Each sequence value will be stored in its own range, with the key format below:

DB:<dbID> SID:<sequenceID> ——> int64 

Reads and writes to the sequence value (via the functions nextval, setval), will be implemented by direct calls to the KV layer's Get, Inc, and Set functions. Since sequence objects store the value at the range of its own, it will cause hotspot at sequence meta under insertion intensive cases.

Sequence Transaction

Storing sequence values in their own ranges means that insertions to tables which use sequences will always touch two ranges. However, since the sequence update takes place outside of the SQL transaction, this should not trigger the 2PC commit protocol.

Sequence computation is under the expression framework, evaluating one value at a time. The values fetched by these functions won't be rolled back when the outer SQL transaction is aborted.

Sequence Binlog

Distinguished from auto-increment's rebase functionality, columns with sequence as default won't rebase it's value automatically when the inserted value was specified explicitly. Besides, sequence can also be used directly as the inserted expression value. Thus, it's necessary to sync the sequence value down to the upstream cluster.

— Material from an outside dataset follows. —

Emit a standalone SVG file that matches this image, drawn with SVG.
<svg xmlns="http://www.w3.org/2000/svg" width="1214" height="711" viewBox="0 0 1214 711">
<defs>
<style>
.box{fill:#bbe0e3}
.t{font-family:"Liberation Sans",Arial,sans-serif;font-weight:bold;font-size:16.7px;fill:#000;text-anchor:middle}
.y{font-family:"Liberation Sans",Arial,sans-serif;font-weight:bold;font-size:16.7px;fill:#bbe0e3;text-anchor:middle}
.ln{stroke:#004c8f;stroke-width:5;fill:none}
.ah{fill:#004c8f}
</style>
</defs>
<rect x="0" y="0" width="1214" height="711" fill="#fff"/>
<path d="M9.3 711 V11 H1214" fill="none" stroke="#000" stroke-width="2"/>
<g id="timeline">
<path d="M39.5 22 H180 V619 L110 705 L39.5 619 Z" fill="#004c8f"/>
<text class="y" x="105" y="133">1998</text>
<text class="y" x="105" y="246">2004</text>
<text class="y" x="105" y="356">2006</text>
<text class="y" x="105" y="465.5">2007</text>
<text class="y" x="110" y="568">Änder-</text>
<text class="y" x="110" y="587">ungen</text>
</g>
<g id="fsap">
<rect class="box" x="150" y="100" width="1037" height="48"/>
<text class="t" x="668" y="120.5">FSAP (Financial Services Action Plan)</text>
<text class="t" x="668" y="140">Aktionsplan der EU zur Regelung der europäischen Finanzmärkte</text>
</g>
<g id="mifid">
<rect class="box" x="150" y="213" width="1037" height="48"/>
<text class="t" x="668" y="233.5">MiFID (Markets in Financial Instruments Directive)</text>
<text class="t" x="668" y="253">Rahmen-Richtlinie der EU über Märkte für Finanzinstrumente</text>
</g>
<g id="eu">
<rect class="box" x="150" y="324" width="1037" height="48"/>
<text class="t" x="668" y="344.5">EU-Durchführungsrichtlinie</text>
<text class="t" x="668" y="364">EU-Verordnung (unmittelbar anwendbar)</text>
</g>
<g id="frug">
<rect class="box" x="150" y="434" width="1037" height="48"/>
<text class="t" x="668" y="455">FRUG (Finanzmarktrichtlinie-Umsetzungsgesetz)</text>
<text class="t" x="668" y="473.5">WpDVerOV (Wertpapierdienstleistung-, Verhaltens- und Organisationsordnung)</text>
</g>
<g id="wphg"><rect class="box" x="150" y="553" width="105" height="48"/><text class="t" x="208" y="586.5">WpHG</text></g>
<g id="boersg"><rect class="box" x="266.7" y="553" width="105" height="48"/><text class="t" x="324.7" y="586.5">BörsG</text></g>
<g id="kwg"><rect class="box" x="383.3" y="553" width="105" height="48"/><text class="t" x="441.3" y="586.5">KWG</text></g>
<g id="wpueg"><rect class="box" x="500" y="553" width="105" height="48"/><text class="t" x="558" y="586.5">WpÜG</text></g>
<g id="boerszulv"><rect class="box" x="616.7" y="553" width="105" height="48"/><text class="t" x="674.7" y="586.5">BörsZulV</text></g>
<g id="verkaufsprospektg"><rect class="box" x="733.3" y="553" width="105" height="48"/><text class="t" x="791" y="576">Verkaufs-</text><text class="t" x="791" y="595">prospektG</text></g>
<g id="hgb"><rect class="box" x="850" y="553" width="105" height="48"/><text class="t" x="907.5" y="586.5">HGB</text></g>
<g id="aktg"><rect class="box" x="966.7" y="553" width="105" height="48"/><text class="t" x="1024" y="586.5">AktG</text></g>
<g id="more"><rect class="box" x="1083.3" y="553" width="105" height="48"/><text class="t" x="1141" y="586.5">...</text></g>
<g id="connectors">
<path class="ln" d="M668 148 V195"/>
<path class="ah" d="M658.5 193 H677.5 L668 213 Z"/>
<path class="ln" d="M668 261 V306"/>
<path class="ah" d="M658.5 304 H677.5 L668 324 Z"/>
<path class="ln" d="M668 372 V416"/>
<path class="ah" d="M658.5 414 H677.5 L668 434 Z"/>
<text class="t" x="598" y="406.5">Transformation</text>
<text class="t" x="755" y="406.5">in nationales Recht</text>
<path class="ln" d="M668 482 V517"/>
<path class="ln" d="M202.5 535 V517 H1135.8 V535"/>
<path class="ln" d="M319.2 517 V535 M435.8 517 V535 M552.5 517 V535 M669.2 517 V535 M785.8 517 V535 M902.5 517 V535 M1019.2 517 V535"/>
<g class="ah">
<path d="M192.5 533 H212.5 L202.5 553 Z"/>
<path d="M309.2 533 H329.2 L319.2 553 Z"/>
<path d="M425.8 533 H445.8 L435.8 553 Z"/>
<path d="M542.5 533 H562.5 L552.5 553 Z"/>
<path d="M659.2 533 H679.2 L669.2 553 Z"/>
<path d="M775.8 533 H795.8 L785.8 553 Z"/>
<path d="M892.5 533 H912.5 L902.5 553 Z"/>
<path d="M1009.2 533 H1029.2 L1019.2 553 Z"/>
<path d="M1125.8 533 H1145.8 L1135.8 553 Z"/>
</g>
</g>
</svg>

Sequence binlog is triggered by both nextval and setval functions when the update reaches the storage directly rather than in the cache.

Sequence binlog is not a sort of DML binlog, but mocked as a kind of DDL job by specifying the job id equal to -1 specially. Therefore, the drainer won't take it for granted that it's a real ddl job and appears in ddl history queue.

Sequence Performance

The insertion performance of sequences is comparable to the auto-increment of the same cache size (now can be specified with auto_id_cache table option) in our recent tests on IDC cluster. The default cache size of sequence is 1000, which could achieve approximately 3 thousands TPS with 64 threads under our own SysBench.

Recommended scenarios for Sequence

  • Users have requirements for generating sequence value shared by multiple tables.

  • The user business tier prefers to encapsulate the unique value, for instance, combining the unique value with the date and the user ID to form a complete ID. And users wish that the unique value is maintained by the database.

  • Users are sensitive to the sequence space. To save the sequence space as much as possible, the trade-off is between the performance and the amount of CACHE, and even using the NOCACHE mode.

Compatibility

Specific compatibility can be referred by MySQL’s compatibility.